Une fois la procédure enclenchée, un protocole d’instance devra être déposé. Dans ce document, les époux indiquent ce qu’ils doivent faire et comment ils le feront avant de se rendre au procès. Parce que le chemin peut encore être long avant d’arriver au procès et surtout au jugement définitif – en moyenne la procédure de divorce non consenti dure entre 15 et 24 mois. Ce protocole permet donc de s’organiser pendant la durée de la procédure.
Lorsqu’enfin le jugement est rendu, le mariage est dissous, en théorie il n’en reste rien… sauf quelques exceptions relatives aux réversions des pensions de retraite.

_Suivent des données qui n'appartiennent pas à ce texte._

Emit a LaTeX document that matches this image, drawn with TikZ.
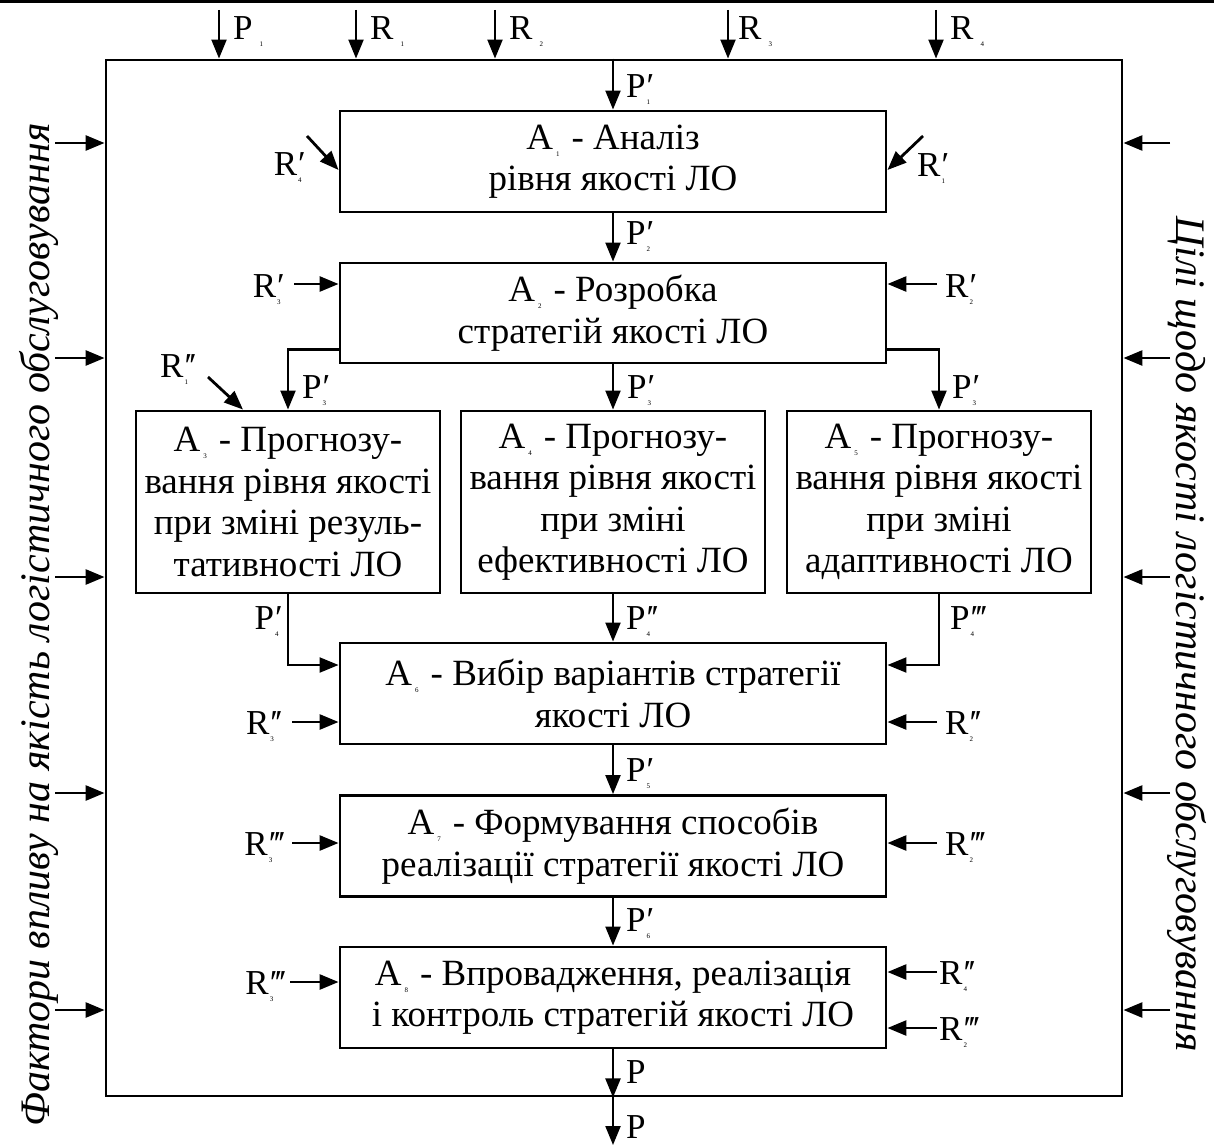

Sinon, chacun des époux est de nouveau libre d’organiser sa vie selon ses propres choix et pourquoi pas de se remarier.
Néanmoins, pour les couples qui ont toujours à leur charge des enfants, le lien doit pouvoir se maintenir pour permettre à ceux-ci de bénéficier de l’attention de leurs deux parents – une pension, un droit de garde. Tout ça va maintenir les époux dans la vie l’un de l’autre, ce qui peut également constituer un défi pour d’anciens amoureux qui ne le sont plus.
Nous achevons ici l’exploration du divorce et poursuivrons dans une prochaine chronique notre voyage dans les droits de la famille.